THE TASK
Quote all lines below exactly. Images stay out.

** start **

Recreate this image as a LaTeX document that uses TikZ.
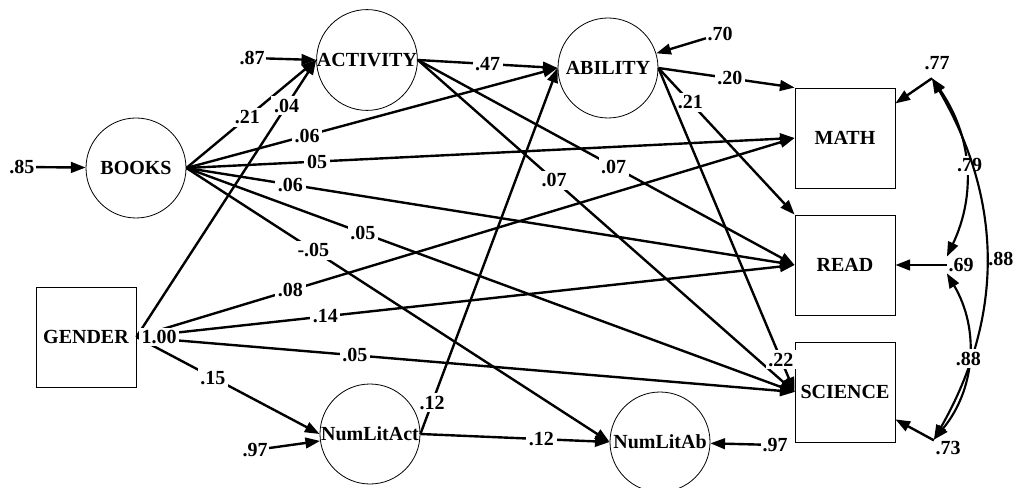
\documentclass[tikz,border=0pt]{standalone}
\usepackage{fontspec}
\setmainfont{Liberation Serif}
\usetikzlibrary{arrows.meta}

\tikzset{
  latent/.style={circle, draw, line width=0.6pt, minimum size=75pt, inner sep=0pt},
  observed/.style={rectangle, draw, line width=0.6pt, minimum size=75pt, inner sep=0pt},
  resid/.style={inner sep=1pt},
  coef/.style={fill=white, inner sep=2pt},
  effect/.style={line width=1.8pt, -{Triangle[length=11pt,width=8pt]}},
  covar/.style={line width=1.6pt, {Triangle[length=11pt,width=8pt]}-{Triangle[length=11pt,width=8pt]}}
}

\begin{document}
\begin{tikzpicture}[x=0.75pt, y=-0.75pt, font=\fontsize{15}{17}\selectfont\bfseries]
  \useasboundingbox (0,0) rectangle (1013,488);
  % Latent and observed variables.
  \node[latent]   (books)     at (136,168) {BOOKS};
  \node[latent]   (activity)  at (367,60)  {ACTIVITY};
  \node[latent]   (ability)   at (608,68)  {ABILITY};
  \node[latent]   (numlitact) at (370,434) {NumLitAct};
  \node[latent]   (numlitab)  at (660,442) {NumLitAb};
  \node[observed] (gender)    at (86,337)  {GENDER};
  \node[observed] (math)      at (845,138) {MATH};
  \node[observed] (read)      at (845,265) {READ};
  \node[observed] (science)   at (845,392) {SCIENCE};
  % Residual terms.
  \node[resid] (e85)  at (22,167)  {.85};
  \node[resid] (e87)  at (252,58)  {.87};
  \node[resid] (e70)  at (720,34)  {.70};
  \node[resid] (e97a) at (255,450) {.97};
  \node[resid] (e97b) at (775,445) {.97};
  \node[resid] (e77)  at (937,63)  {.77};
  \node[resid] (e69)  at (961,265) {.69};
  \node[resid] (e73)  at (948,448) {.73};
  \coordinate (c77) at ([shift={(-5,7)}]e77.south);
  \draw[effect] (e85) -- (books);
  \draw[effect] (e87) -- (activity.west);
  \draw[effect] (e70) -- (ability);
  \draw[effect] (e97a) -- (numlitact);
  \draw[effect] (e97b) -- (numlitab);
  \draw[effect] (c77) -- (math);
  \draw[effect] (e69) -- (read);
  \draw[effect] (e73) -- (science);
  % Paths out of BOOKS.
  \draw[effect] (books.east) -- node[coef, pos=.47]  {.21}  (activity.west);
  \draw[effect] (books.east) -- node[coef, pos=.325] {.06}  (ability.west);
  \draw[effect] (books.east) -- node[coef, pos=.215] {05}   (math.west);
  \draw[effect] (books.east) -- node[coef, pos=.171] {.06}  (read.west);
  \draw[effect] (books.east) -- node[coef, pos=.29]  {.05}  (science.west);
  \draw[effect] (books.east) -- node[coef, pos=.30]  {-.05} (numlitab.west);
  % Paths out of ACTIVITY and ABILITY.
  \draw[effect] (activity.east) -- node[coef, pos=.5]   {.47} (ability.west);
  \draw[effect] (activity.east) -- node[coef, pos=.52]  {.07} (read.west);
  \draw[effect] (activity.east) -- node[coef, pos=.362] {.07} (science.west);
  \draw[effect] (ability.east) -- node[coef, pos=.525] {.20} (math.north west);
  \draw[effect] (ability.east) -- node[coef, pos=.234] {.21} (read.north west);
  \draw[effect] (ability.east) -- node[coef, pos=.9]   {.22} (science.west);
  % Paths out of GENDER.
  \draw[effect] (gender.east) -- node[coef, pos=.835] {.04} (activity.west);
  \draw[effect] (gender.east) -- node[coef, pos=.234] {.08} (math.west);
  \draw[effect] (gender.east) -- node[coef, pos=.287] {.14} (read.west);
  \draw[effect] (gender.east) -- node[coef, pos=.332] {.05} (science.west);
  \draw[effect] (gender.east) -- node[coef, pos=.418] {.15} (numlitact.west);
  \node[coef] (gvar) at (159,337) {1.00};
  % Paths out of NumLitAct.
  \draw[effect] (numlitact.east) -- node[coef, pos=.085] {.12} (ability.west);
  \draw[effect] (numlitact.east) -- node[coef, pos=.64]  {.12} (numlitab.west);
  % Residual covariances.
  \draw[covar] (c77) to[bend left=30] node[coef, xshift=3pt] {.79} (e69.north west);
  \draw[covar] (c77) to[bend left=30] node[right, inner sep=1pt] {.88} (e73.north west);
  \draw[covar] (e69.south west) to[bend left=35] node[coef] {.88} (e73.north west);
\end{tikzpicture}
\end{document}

** end **

SOLUTION FOR THIS TASK
Recreate this image as a LaTeX document that uses TikZ.
\documentclass[tikz,border=0pt]{standalone}
\usepackage{fontspec}
\setmainfont{Liberation Serif}
\usetikzlibrary{arrows.meta}

\tikzset{
  latent/.style={circle, draw, line width=0.6pt, minimum size=75pt, inner sep=0pt},
  observed/.style={rectangle, draw, line width=0.6pt, minimum size=75pt, inner sep=0pt},
  resid/.style={inner sep=1pt},
  coef/.style={fill=white, inner sep=2pt},
  effect/.style={line width=1.8pt, -{Triangle[length=11pt,width=8pt]}},
  covar/.style={line width=1.6pt, {Triangle[length=11pt,width=8pt]}-{Triangle[length=11pt,width=8pt]}}
}

\begin{document}
\begin{tikzpicture}[x=0.75pt, y=-0.75pt, font=\fontsize{15}{17}\selectfont\bfseries]
  \useasboundingbox (0,0) rectangle (1013,488);
  % Latent and observed variables.
  \node[latent]   (books)     at (136,168) {BOOKS};
  \node[latent]   (activity)  at (367,60)  {ACTIVITY};
  \node[latent]   (ability)   at (608,68)  {ABILITY};
  \node[latent]   (numlitact) at (370,434) {NumLitAct};
  \node[latent]   (numlitab)  at (660,442) {NumLitAb};
  \node[observed] (gender)    at (86,337)  {GENDER};
  \node[observed] (math)      at (845,138) {MATH};
  \node[observed] (read)      at (845,265) {READ};
  \node[observed] (science)   at (845,392) {SCIENCE};
  % Residual terms.
  \node[resid] (e85)  at (22,167)  {.85};
  \node[resid] (e87)  at (252,58)  {.87};
  \node[resid] (e70)  at (720,34)  {.70};
  \node[resid] (e97a) at (255,450) {.97};
  \node[resid] (e97b) at (775,445) {.97};
  \node[resid] (e77)  at (937,63)  {.77};
  \node[resid] (e69)  at (961,265) {.69};
  \node[resid] (e73)  at (948,448) {.73};
  \coordinate (c77) at ([shift={(-5,7)}]e77.south);
  \draw[effect] (e85) -- (books);
  \draw[effect] (e87) -- (activity.west);
  \draw[effect] (e70) -- (ability);
  \draw[effect] (e97a) -- (numlitact);
  \draw[effect] (e97b) -- (numlitab);
  \draw[effect] (c77) -- (math);
  \draw[effect] (e69) -- (read);
  \draw[effect] (e73) -- (science);
  % Paths out of BOOKS.
  \draw[effect] (books.east) -- node[coef, pos=.47]  {.21}  (activity.west);
  \draw[effect] (books.east) -- node[coef, pos=.325] {.06}  (ability.west);
  \draw[effect] (books.east) -- node[coef, pos=.215] {05}   (math.west);
  \draw[effect] (books.east) -- node[coef, pos=.171] {.06}  (read.west);
  \draw[effect] (books.east) -- node[coef, pos=.29]  {.05}  (science.west);
  \draw[effect] (books.east) -- node[coef, pos=.30]  {-.05} (numlitab.west);
  % Paths out of ACTIVITY and ABILITY.
  \draw[effect] (activity.east) -- node[coef, pos=.5]   {.47} (ability.west);
  \draw[effect] (activity.east) -- node[coef, pos=.52]  {.07} (read.west);
  \draw[effect] (activity.east) -- node[coef, pos=.362] {.07} (science.west);
  \draw[effect] (ability.east) -- node[coef, pos=.525] {.20} (math.north west);
  \draw[effect] (ability.east) -- node[coef, pos=.234] {.21} (read.north west);
  \draw[effect] (ability.east) -- node[coef, pos=.9]   {.22} (science.west);
  % Paths out of GENDER.
  \draw[effect] (gender.east) -- node[coef, pos=.835] {.04} (activity.west);
  \draw[effect] (gender.east) -- node[coef, pos=.234] {.08} (math.west);
  \draw[effect] (gender.east) -- node[coef, pos=.287] {.14} (read.west);
  \draw[effect] (gender.east) -- node[coef, pos=.332] {.05} (science.west);
  \draw[effect] (gender.east) -- node[coef, pos=.418] {.15} (numlitact.west);
  \node[coef] (gvar) at (159,337) {1.00};
  % Paths out of NumLitAct.
  \draw[effect] (numlitact.east) -- node[coef, pos=.085] {.12} (ability.west);
  \draw[effect] (numlitact.east) -- node[coef, pos=.64]  {.12} (numlitab.west);
  % Residual covariances.
  \draw[covar] (c77) to[bend left=30] node[coef, xshift=3pt] {.79} (e69.north west);
  \draw[covar] (c77) to[bend left=30] node[right, inner sep=1pt] {.88} (e73.north west);
  \draw[covar] (e69.south west) to[bend left=35] node[coef] {.88} (e73.north west);
\end{tikzpicture}
\end{document}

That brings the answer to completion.